Es war der erste Film, bei dem sie die Möglichkeit hatte, mit einem kompletten Orchester zusammenzuarbeiten. Mittlerweile hat sie die Musik zu über 100 Filmen, Theaterstücken und Hörspielen geschrieben. Was sie sich ausgedacht und aufgeschrieben hat, erwacht durch namhafte Ensembles wie das deutsche Filmorchester Babelsberg, das Münchner Rundfunkorchester oder die Münchner Philharmoniker zum Leben. "Das ist wirklich ein großes Privileg. Es ist überwältigend, wenn 85 Musiker deine Komposition spielen."
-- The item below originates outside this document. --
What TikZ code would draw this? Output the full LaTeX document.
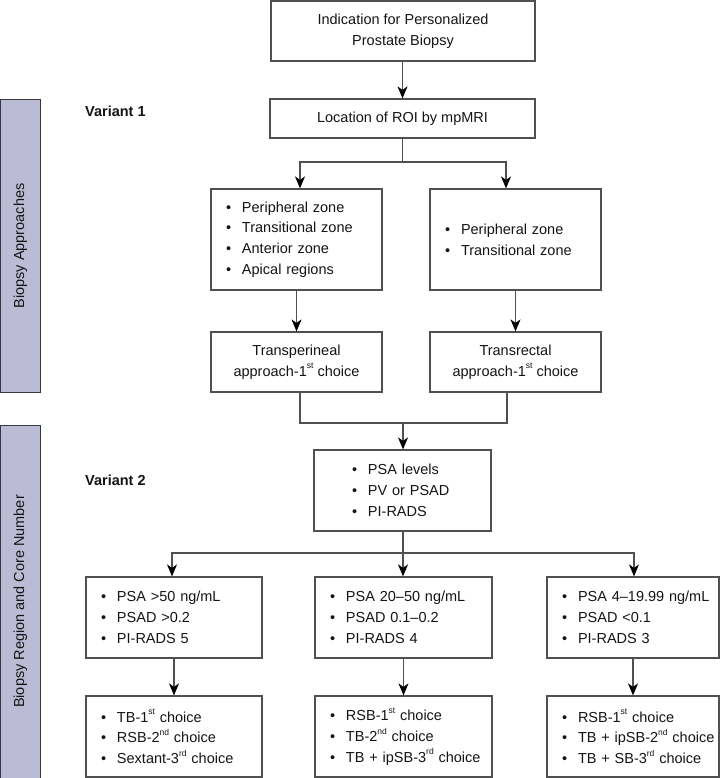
\documentclass[tikz,border=0pt]{standalone}
\usepackage{fontspec}
\setmainfont{Liberation Sans}
\usetikzlibrary{arrows.meta}
\definecolor{linec}{RGB}{80,80,80}
\definecolor{txt}{RGB}{20,20,20}
\definecolor{barc}{RGB}{188,187,214}
\definecolor{barline}{RGB}{55,55,65}
\newcommand\fsz{\fontsize{14.5}{20.7}\selectfont}
\newcommand\bitem[1]{\mbox{\makebox[16pt][l]{\textbullet}#1}}
\newcommand\sps[1]{\raisebox{0.5em}{\fontsize{8.5}{8.5}\selectfont #1}}
\tikzset{
  box/.style={draw=linec, line width=1.2pt, text=txt, font=\fsz, inner ysep=0pt},
  cbox/.style={box, align=center, inner xsep=0pt},
  bbox/.style={box, align=left, inner xsep=15pt, text width=#1},
  conn/.style={draw=linec, line width=1.2pt},
  arr/.style={conn, -{Stealth[length=12pt,width=10pt,inset=3.5pt,fill=black,color=black]}},
  bar/.style={fill=barc, draw=barline, line width=1pt, text=txt, font=\fsz, inner sep=0pt},
  lab/.style={font=\fsz\bfseries, text=txt, anchor=west, inner sep=0pt}
}
\begin{document}
\begin{tikzpicture}[x=1pt,y=-1pt]
\useasboundingbox (0,0) rectangle (724,778);

% side bars
\node[bar, rotate=90, minimum width=292pt, minimum height=40pt] (bar1) at (20.5,246) {Biopsy Approaches};
\node[bar, rotate=90, minimum width=353pt, minimum height=40pt] (bar2) at (20.5,601.5) {Biopsy Region and Core Number};

% variant labels
\node[lab] (var1) at (85,111.5) {Variant 1};
\node[lab] (var2) at (85,480) {Variant 2};

% boxes
\node[cbox, minimum width=264pt, minimum height=60pt] (top) at (403,31) {Indication for Personalized\\Prostate Biopsy};
\node[cbox, minimum width=265pt, minimum height=39pt] (roi) at (402.5,118.5) {Location of ROI by mpMRI};

\node[bbox=141pt, minimum height=101pt] (v1l) at (296.5,239.5) {\bitem{Peripheral zone}\\\bitem{Transitional zone}\\\bitem{Anterior zone}\\\bitem{Apical regions}};
\node[bbox=141pt, minimum height=101pt] (v1r) at (515.5,239.5) {\bitem{Peripheral zone}\\\bitem{Transitional zone}};

\node[cbox, minimum width=171pt, minimum height=60pt] (tp) at (296.5,362) {Transperineal\\approach-1\sps{st} choice};
\node[cbox, minimum width=171pt, minimum height=60pt] (tr) at (515.5,362) {Transrectal\\approach-1\sps{st} choice};

\node[box, align=left, inner xsep=38pt, text width=101pt, minimum height=81pt] (psa) at (402.5,490.5) {\bitem{PSA levels}\\\bitem{PV or PSAD}\\\bitem{PI-RADS}};

\node[bbox=146pt, minimum height=81pt] (m1) at (174,617.5) {\bitem{PSA >50 ng/mL}\\\bitem{PSAD >0.2}\\\bitem{PI-RADS 5}};
\node[bbox=147pt, minimum height=81pt] (m2) at (403.5,617.5) {\bitem{PSA 20–50 ng/mL}\\\bitem{PSAD 0.1–0.2}\\\bitem{PI-RADS 4}};
\node[bbox=142pt, minimum height=81pt] (m3) at (633,617.5) {\bitem{PSA 4–19.99 ng/mL}\\\bitem{PSAD <0.1}\\\bitem{PI-RADS 3}};

\node[bbox=146pt, minimum height=81pt] (b1) at (174,736.5) {\bitem{TB-1\sps{st} choice}\\\bitem{RSB-2\sps{nd} choice}\\\bitem{Sextant-3\sps{rd} choice}};
\node[bbox=147pt, minimum height=81pt] (b2) at (403.5,736.5) {\bitem{RSB-1\sps{st} choice}\\\bitem{TB-2\sps{nd} choice}\\\bitem{TB + ipSB-3\sps{rd} choice}};
\node[bbox=142pt, minimum height=81pt] (b3) at (633,736.5) {\bitem{RSB-1\sps{st} choice}\\\bitem{TB + ipSB-2\sps{nd} choice}\\\bitem{TB + SB-3\sps{rd} choice}};

% helper coordinates
\coordinate (s1) at (402.5,162);
\coordinate (xl1) at (300,0);
\coordinate (xr1) at (506,0);
\coordinate (j1) at (403,423);
\coordinate (xl2) at (300,0);
\coordinate (xr2) at (507,0);
\coordinate (s2) at (403,553);
\coordinate (xa) at (172,0);
\coordinate (xc) at (634,0);

% connectors
\draw[arr] (top.south -| roi.north) -- (roi.north);
\draw[conn] (roi.south) -- (s1);
\draw[arr] (s1) -| (v1l.north -| xl1);
\draw[arr] (s1) -| (v1r.north -| xr1);
\draw[arr] (v1l.south) -- (tp.north);
\draw[arr] (v1r.south) -- (tr.north);
\draw[conn] (tp.south -| xl2) |- (j1) -| (tr.south -| xr2);
\draw[arr] (j1) -- (psa.north -| j1);
\draw[conn] (psa.south -| s2) -- (s2);
\draw[arr] (s2) -| (m1.north -| xa);
\draw[arr] (s2) -- (m2.north -| s2);
\draw[arr] (s2) -| (m3.north -| xc);
\draw[arr] (m1.south) -- (b1.north);
\draw[arr] (m2.south) -- (b2.north);
\draw[arr] (m3.south) -- (b3.north);
\end{tikzpicture}
\end{document}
Auch der SWR hat sich ihr Talent mittlerweile zu eigen gemacht, um eine außergewöhnliche Folge der Kultserie Tatort zu drehen. "Mir wurde lediglich eine kurze Zusammenfassung der Handlung vorgelegt und ich habe dann eine 50-minütige Tatort-Sinfonie geschrieben, die von der Staatsphilharmonie Rheinland-Pfalz eingespielt wurde." Die Schauspieler, denen nicht gesagt wurde, wer der Mörder ist, bekamen am Set lediglich ein paar Anweisungen und die Komposition vorgelegt. "Normalerweise besteht Filmmusik ja immer aus kurzen Tracks. Das ist aber eine in sich geschlossene Komposition bestehend aus vier Sätzen", erklärt Eisenreich. Das außergewöhnliche Konzept dieser Tatort-Folge stammt von dem Regisseur Axel Ranisch, mit dem Eisenreich schon mehrmals zusammengearbeitet hat.

Auch auf der Bühne kann Martina Eisenreich große Erfolge feiern. Diesen Bereich teilt sie sich mit ihrem Mann Wolfgang Lohmeier, mit dem sie seit zehn Jahren verheiratet ist. Mit ihrer Violine und den beiden Martina Eisenreich-Ensembles, einem Quintett und einem Quartett, zieht sie ihr Publikum mit Filmklassikern von Ennio Morricone oder Danny Elfman ebenso in den Bann wie mit jazzigen Stücken - irgendwo zwischen Clint Eastwood und Tom Waits bewegen sie und ihre Musikerkollegen sich auf der Bühne. Ihr Mann Wolfgang übernimmt dabei die Percussions. "Über ihn habe ich gelernt, dass es auch Bereiche der Musik gibt, in denen Platz für Improvisation eingeräumt werden muss und man nicht alles durchkomponieren darf. Ich habe verstanden, dass Filmmusik im Kopf entsteht und Bühnenmusik im Bauch."